The people you meet on the Camino may not become lifelong friends, but they often become just what you need for that day, or the next few.

For the past three days, we’ve crossed paths with the same handful of people, and it’s made me think: maybe they’re not just coincidences. Maybe they were meant to be part of our story.

You might meet someone in passing, share a conversation as you walk, and part ways without any discussion of where you’re headed next ……. and yet somehow, you run into them again the following day. Sometimes even when you’ve taken entirely different routes.

It’s strange and comforting all at once.

After a while, these familiar faces feel like old friends. You greet each other with warmth that far exceeds the time you’ve actually spent together.

There’s this unspoken bond, a shared experience that makes affection come easy, even when the details of each other’s lives remain mostly unknown. It’s one of the Camino’s quiet miracles ……… this effortless sense of belonging among strangers.

Before I left on this journey, I made the quiet decision to bring my mom along with me. Not physically, of course, but in spirit. She passed away in 2013, but she adored travel. She had been to more than a dozen countries and always approached the world with wide-eyed curiosity and grace. I wanted her to experience this path with me, in whatever way she could.

So, I wear her roller skating pendant along with the cross and Virgin Mary charm I never take off.

That pendant tells its own story: when my mom was in high school, she competed in couples roller dance competitions …… think ice skating, but on wheels.
Over the past few days, we’ve kept running into the same Irish pilgrims, four wonderfully engaged women walking together.

And each night, we’ve found ourselves in the same places as two men from County Cork. We shared drinks at the end of the day, shared a meal and tons of laughs.
When we finally said goodbye to them, Pookie and I sat down to dinner the next evening… right next to a table of five young Irish travelers.

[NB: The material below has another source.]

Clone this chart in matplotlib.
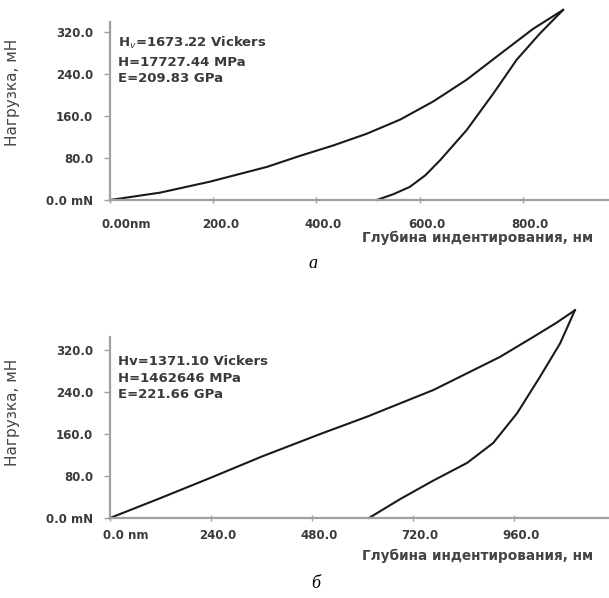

And that’s when it struck me. My mom’s grandfather immigrated from Ireland, and she took deep pride in that heritage. She embraced it fully, always smiling a little more brightly when Irish music played or Irish stories were told.
She would have loved this trip. And maybe, just maybe …… the steady stream of Irish encounters is her way of being here with me, nudging me along, reminding me she’s not far.

Irish Eyes are smiling, especially my Mom!